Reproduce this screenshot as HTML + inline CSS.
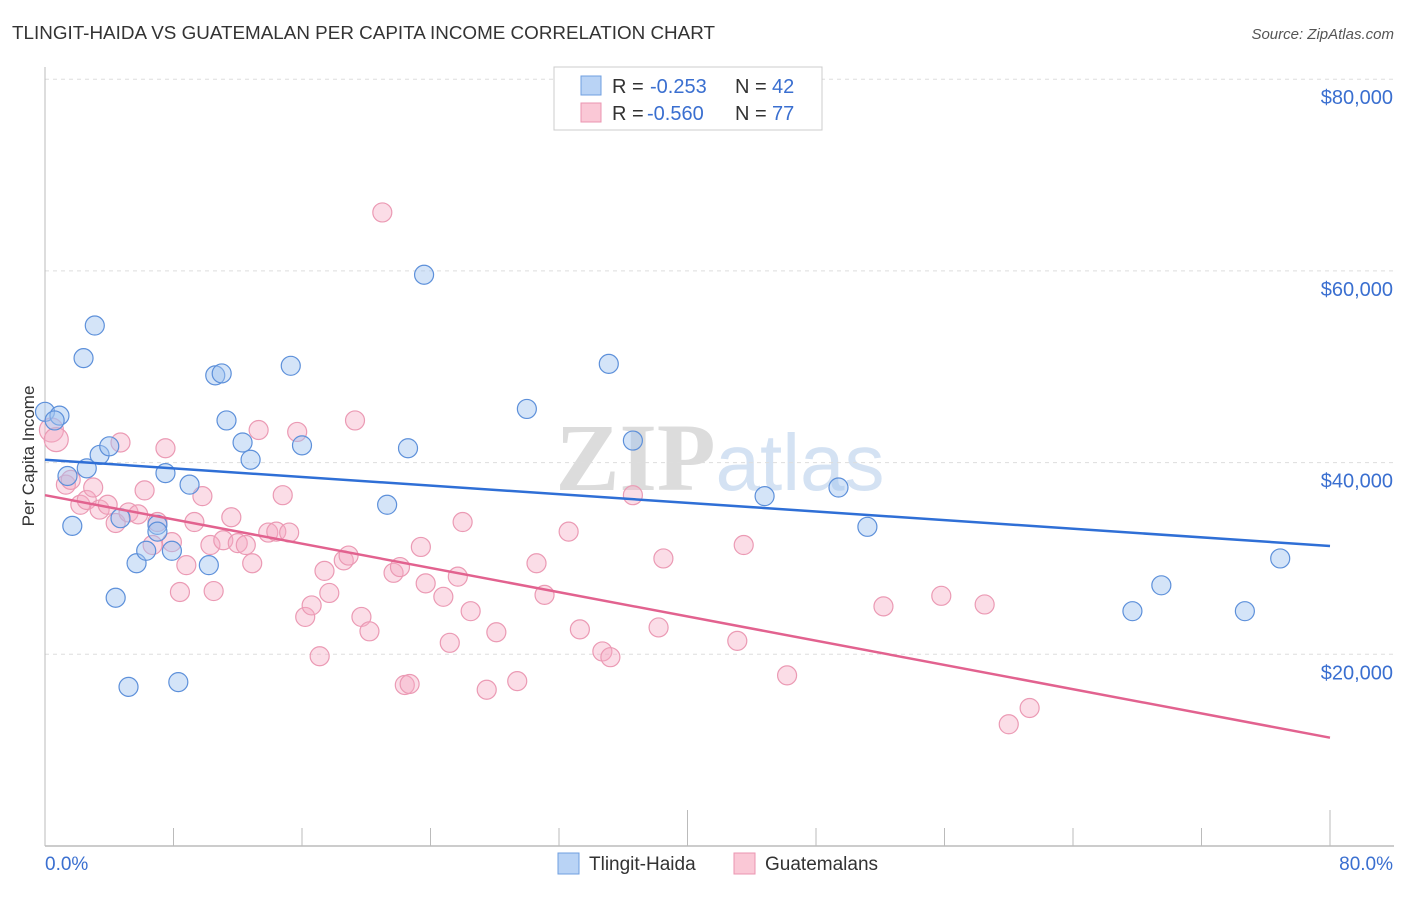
<!DOCTYPE html>
<html><head><meta charset="utf-8"><style>
body{margin:0;background:#fff;font-family:"Liberation Sans",sans-serif}
svg text{font-family:"Liberation Sans",sans-serif}
</style></head><body>
<svg width="1406" height="892" xmlns="http://www.w3.org/2000/svg" id="svg">
<text x="12" y="39" font-size="18" fill="#333" textLength="703" lengthAdjust="spacingAndGlyphs">TLINGIT-HAIDA VS GUATEMALAN PER CAPITA INCOME CORRELATION CHART</text>
<text x="1394" y="39" font-size="15" fill="#555" font-style="italic" text-anchor="end">Source: ZipAtlas.com</text>
<text x="720" y="490" font-size="96" text-anchor="middle" fill="#e4e4e4"><tspan font-family="Liberation Serif" font-weight="bold" fill="#dcdcdc">ZIP</tspan><tspan fill="#d4e2f3" font-size="80">atlas</tspan></text>
<g id="grid"></g>
<g id="axes"></g>
<text transform="translate(34,456) rotate(-90)" font-size="17" fill="#333" text-anchor="middle">Per Capita Income</text>
<g id="marks"></g>
<g>
<rect x="554" y="67" width="268" height="63" fill="#fff" stroke="#ccc"/>
<rect x="581" y="76" width="20" height="19" fill="#b9d3f5" stroke="#6f9fe0"/>
<text x="612" y="93" font-size="20" fill="#333">R =</text>
<text x="650" y="93" font-size="20" fill="#3a6fd0">-0.253</text>
<text x="735" y="93" font-size="20" fill="#333">N =</text>
<text x="772" y="93" font-size="20" fill="#3a6fd0">42</text>
<rect x="581" y="103" width="20" height="19" fill="#fac8d6" stroke="#eb95b0"/>
<text x="612" y="120" font-size="20" fill="#333">R =</text>
<text x="647" y="120" font-size="20" fill="#3a6fd0">-0.560</text>
<text x="735" y="120" font-size="20" fill="#333">N =</text>
<text x="772" y="120" font-size="20" fill="#3a6fd0">77</text>
</g>
<g>
<rect x="558" y="853" width="21" height="21" fill="#b9d3f5" stroke="#6f9fe0"/>
<text x="589" y="870" font-size="19" fill="#333">Tlingit-Haida</text>
<rect x="734" y="853" width="21" height="21" fill="#fac8d6" stroke="#eb95b0"/>
<text x="765" y="870" font-size="19" fill="#333">Guatemalans</text>
</g>
</svg>
<script>
const yTicks=[20000,40000,60000,80000];
const yTickLabels=["$20,000","$40,000","$60,000","$80,000"];
const xTicks=[0,8,16,24,32,40,48,56,64,72,80];
const blueX=[0.0,0.9,0.6,3.1,2.4,1.4,2.6,3.4,4.0,1.7,4.7,5.7,4.4,6.3,7.0,7.0,7.9,7.5,9.0,10.2,5.2,8.3,10.6,11.0,11.3,12.3,12.8,15.3,16.0,21.3,22.6,23.6,30.0,35.1,36.6,44.8,49.4,51.2,67.7,69.5,74.7,76.9];
const blueY=[45300,44900,44400,54300,50900,38600,39400,40800,41700,33400,34200,29500,25900,30800,33500,32800,30800,38900,37700,29300,16600,17100,49100,49300,44400,42100,40300,50100,41800,35600,41500,59600,45600,50300,42300,36500,37400,33300,24500,27200,24500,30000];
const pinkX=[0.4,0.7,1.3,1.6,2.2,2.6,3.0,3.4,3.9,4.4,4.7,5.2,5.8,6.2,6.7,7.0,7.5,7.9,8.4,8.8,9.3,9.8,10.3,10.5,11.1,11.6,12.0,12.5,12.9,13.3,13.9,14.4,14.8,15.2,15.7,16.2,16.6,17.1,17.4,17.7,18.6,18.9,19.3,19.7,20.2,21.0,21.7,22.1,22.4,22.7,23.4,23.7,24.8,25.2,25.7,26.0,26.5,27.5,28.1,29.4,30.6,31.1,32.6,33.3,34.7,35.2,36.6,38.2,38.5,43.1,43.5,46.2,52.2,55.8,58.5,60.0,61.3];
const pinkY=[43400,42400,37700,38200,35600,36100,37400,35100,35600,33700,42100,34800,34600,37100,31400,33800,41500,31700,26500,29300,33800,36500,31400,26600,31900,34300,31600,31400,29500,43400,32700,32800,36600,32700,43200,23900,25100,19800,28700,26400,29800,30300,44400,23900,22400,66100,28500,29100,16800,16900,31200,27400,26000,21200,28100,33800,24500,16300,22300,17200,29500,26200,32800,22600,20300,19700,36600,22800,30000,21400,31400,17800,25000,26100,25200,12700,14400];
const blueLine=[40300,31300];
const pinkLine=[36600,11300];
const NS="http://www.w3.org/2000/svg";
const X=p=>45+p/80*1285;
const Y=v=>846-v/20000*191.7;
function mk(t,a,parent){const e=document.createElementNS(NS,t);for(const k in a)e.setAttribute(k,a[k]);parent.appendChild(e);return e;}
const grid=document.getElementById('grid'),axes=document.getElementById('axes'),marks=document.getElementById('marks');
yTicks.forEach((v,i)=>{
  const l=mk('line',{x1:45,x2:1394,y1:Y(v),y2:Y(v),stroke:'#ddd','stroke-dasharray':'4,4'},grid);
  
  
  const t=mk('text',{x:1393,y:Y(v)+25,'font-size':20,fill:'#3a6fd0','text-anchor':'end'},axes);
  t.textContent=yTickLabels[i];
  
  
});
mk('line',{x1:45,x2:45,y1:67,y2:846,stroke:'#bbb'},axes);
mk('line',{x1:45,x2:1394,y1:846,y2:846,stroke:'#bbb','stroke-width':1.5},axes);
xTicks.forEach(p=>{
  const tall=(p===40||p===80);
  const l=mk('line',{x1:X(p),x2:X(p),y1:tall?810:828,y2:846,stroke:'#bbb'},axes);
  
  
});
const t0=mk('text',{x:45,y:870,'font-size':19,fill:'#3a6fd0'},axes);t0.textContent='0.0%';

const t1=mk('text',{x:1393,y:870,'font-size':19,fill:'#3a6fd0','text-anchor':'end'},axes);t1.textContent='80.0%';

pinkX.forEach((p,i)=>{
  const c=mk('circle',{cx:X(p),cy:Y(pinkY[i]),r:i<2?12:9.5,fill:'rgba(245,170,195,0.4)',stroke:'#eb9ab4','stroke-width':1.2},marks);
  
  
});
blueX.forEach((p,i)=>{
  const c=mk('circle',{cx:X(p),cy:Y(blueY[i]),r:9.5,fill:'rgba(160,195,240,0.45)',stroke:'#5d90da','stroke-width':1.2},marks);
  
  
});
const bl=mk('line',{x1:X(0),y1:Y(blueLine[0]),x2:X(80),y2:Y(blueLine[1]),stroke:'#2f6fd6','stroke-width':2.5},marks);


const pl=mk('line',{x1:X(0),y1:Y(pinkLine[0]),x2:X(80),y2:Y(pinkLine[1]),stroke:'#e2628f','stroke-width':2.5},marks);


</script>
</body></html>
--
* [Given exercise] Your task is to repeat the data above exactly while excluding the pictures.

* [Written response]
Reproduce this screenshot as HTML + inline CSS.
<!DOCTYPE html>
<html><head><meta charset="utf-8"><style>
body{margin:0;background:#fff;font-family:"Liberation Sans",sans-serif}
svg text{font-family:"Liberation Sans",sans-serif}
</style></head><body>
<svg width="1406" height="892" xmlns="http://www.w3.org/2000/svg" id="svg">
<text x="12" y="39" font-size="18" fill="#333" textLength="703" lengthAdjust="spacingAndGlyphs">TLINGIT-HAIDA VS GUATEMALAN PER CAPITA INCOME CORRELATION CHART</text>
<text x="1394" y="39" font-size="15" fill="#555" font-style="italic" text-anchor="end">Source: ZipAtlas.com</text>
<text x="720" y="490" font-size="96" text-anchor="middle" fill="#e4e4e4"><tspan font-family="Liberation Serif" font-weight="bold" fill="#dcdcdc">ZIP</tspan><tspan fill="#d4e2f3" font-size="80">atlas</tspan></text>
<g id="grid"></g>
<g id="axes"></g>
<text transform="translate(34,456) rotate(-90)" font-size="17" fill="#333" text-anchor="middle">Per Capita Income</text>
<g id="marks"></g>
<g>
<rect x="554" y="67" width="268" height="63" fill="#fff" stroke="#ccc"/>
<rect x="581" y="76" width="20" height="19" fill="#b9d3f5" stroke="#6f9fe0"/>
<text x="612" y="93" font-size="20" fill="#333">R =</text>
<text x="650" y="93" font-size="20" fill="#3a6fd0">-0.253</text>
<text x="735" y="93" font-size="20" fill="#333">N =</text>
<text x="772" y="93" font-size="20" fill="#3a6fd0">42</text>
<rect x="581" y="103" width="20" height="19" fill="#fac8d6" stroke="#eb95b0"/>
<text x="612" y="120" font-size="20" fill="#333">R =</text>
<text x="647" y="120" font-size="20" fill="#3a6fd0">-0.560</text>
<text x="735" y="120" font-size="20" fill="#333">N =</text>
<text x="772" y="120" font-size="20" fill="#3a6fd0">77</text>
</g>
<g>
<rect x="558" y="853" width="21" height="21" fill="#b9d3f5" stroke="#6f9fe0"/>
<text x="589" y="870" font-size="19" fill="#333">Tlingit-Haida</text>
<rect x="734" y="853" width="21" height="21" fill="#fac8d6" stroke="#eb95b0"/>
<text x="765" y="870" font-size="19" fill="#333">Guatemalans</text>
</g>
</svg>
<script>
const yTicks=[20000,40000,60000,80000];
const yTickLabels=["$20,000","$40,000","$60,000","$80,000"];
const xTicks=[0,8,16,24,32,40,48,56,64,72,80];
const blueX=[0.0,0.9,0.6,3.1,2.4,1.4,2.6,3.4,4.0,1.7,4.7,5.7,4.4,6.3,7.0,7.0,7.9,7.5,9.0,10.2,5.2,8.3,10.6,11.0,11.3,12.3,12.8,15.3,16.0,21.3,22.6,23.6,30.0,35.1,36.6,44.8,49.4,51.2,67.7,69.5,74.7,76.9];
const blueY=[45300,44900,44400,54300,50900,38600,39400,40800,41700,33400,34200,29500,25900,30800,33500,32800,30800,38900,37700,29300,16600,17100,49100,49300,44400,42100,40300,50100,41800,35600,41500,59600,45600,50300,42300,36500,37400,33300,24500,27200,24500,30000];
const pinkX=[0.4,0.7,1.3,1.6,2.2,2.6,3.0,3.4,3.9,4.4,4.7,5.2,5.8,6.2,6.7,7.0,7.5,7.9,8.4,8.8,9.3,9.8,10.3,10.5,11.1,11.6,12.0,12.5,12.9,13.3,13.9,14.4,14.8,15.2,15.7,16.2,16.6,17.1,17.4,17.7,18.6,18.9,19.3,19.7,20.2,21.0,21.7,22.1,22.4,22.7,23.4,23.7,24.8,25.2,25.7,26.0,26.5,27.5,28.1,29.4,30.6,31.1,32.6,33.3,34.7,35.2,36.6,38.2,38.5,43.1,43.5,46.2,52.2,55.8,58.5,60.0,61.3];
const pinkY=[43400,42400,37700,38200,35600,36100,37400,35100,35600,33700,42100,34800,34600,37100,31400,33800,41500,31700,26500,29300,33800,36500,31400,26600,31900,34300,31600,31400,29500,43400,32700,32800,36600,32700,43200,23900,25100,19800,28700,26400,29800,30300,44400,23900,22400,66100,28500,29100,16800,16900,31200,27400,26000,21200,28100,33800,24500,16300,22300,17200,29500,26200,32800,22600,20300,19700,36600,22800,30000,21400,31400,17800,25000,26100,25200,12700,14400];
const blueLine=[40300,31300];
const pinkLine=[36600,11300];
const NS="http://www.w3.org/2000/svg";
const X=p=>45+p/80*1285;
const Y=v=>846-v/20000*191.7;
function mk(t,a,parent){const e=document.createElementNS(NS,t);for(const k in a)e.setAttribute(k,a[k]);parent.appendChild(e);return e;}
const grid=document.getElementById('grid'),axes=document.getElementById('axes'),marks=document.getElementById('marks');
yTicks.forEach((v,i)=>{
  const l=mk('line',{x1:45,x2:1394,y1:Y(v),y2:Y(v),stroke:'#ddd','stroke-dasharray':'4,4'},grid);
  
  
  const t=mk('text',{x:1393,y:Y(v)+25,'font-size':20,fill:'#3a6fd0','text-anchor':'end'},axes);
  t.textContent=yTickLabels[i];
  
  
});
mk('line',{x1:45,x2:45,y1:67,y2:846,stroke:'#bbb'},axes);
mk('line',{x1:45,x2:1394,y1:846,y2:846,stroke:'#bbb','stroke-width':1.5},axes);
xTicks.forEach(p=>{
  const tall=(p===40||p===80);
  const l=mk('line',{x1:X(p),x2:X(p),y1:tall?810:828,y2:846,stroke:'#bbb'},axes);
  
  
});
const t0=mk('text',{x:45,y:870,'font-size':19,fill:'#3a6fd0'},axes);t0.textContent='0.0%';

const t1=mk('text',{x:1393,y:870,'font-size':19,fill:'#3a6fd0','text-anchor':'end'},axes);t1.textContent='80.0%';

pinkX.forEach((p,i)=>{
  const c=mk('circle',{cx:X(p),cy:Y(pinkY[i]),r:i<2?12:9.5,fill:'rgba(245,170,195,0.4)',stroke:'#eb9ab4','stroke-width':1.2},marks);
  
  
});
blueX.forEach((p,i)=>{
  const c=mk('circle',{cx:X(p),cy:Y(blueY[i]),r:9.5,fill:'rgba(160,195,240,0.45)',stroke:'#5d90da','stroke-width':1.2},marks);
  
  
});
const bl=mk('line',{x1:X(0),y1:Y(blueLine[0]),x2:X(80),y2:Y(blueLine[1]),stroke:'#2f6fd6','stroke-width':2.5},marks);


const pl=mk('line',{x1:X(0),y1:Y(pinkLine[0]),x2:X(80),y2:Y(pinkLine[1]),stroke:'#e2628f','stroke-width':2.5},marks);


</script>
</body></html>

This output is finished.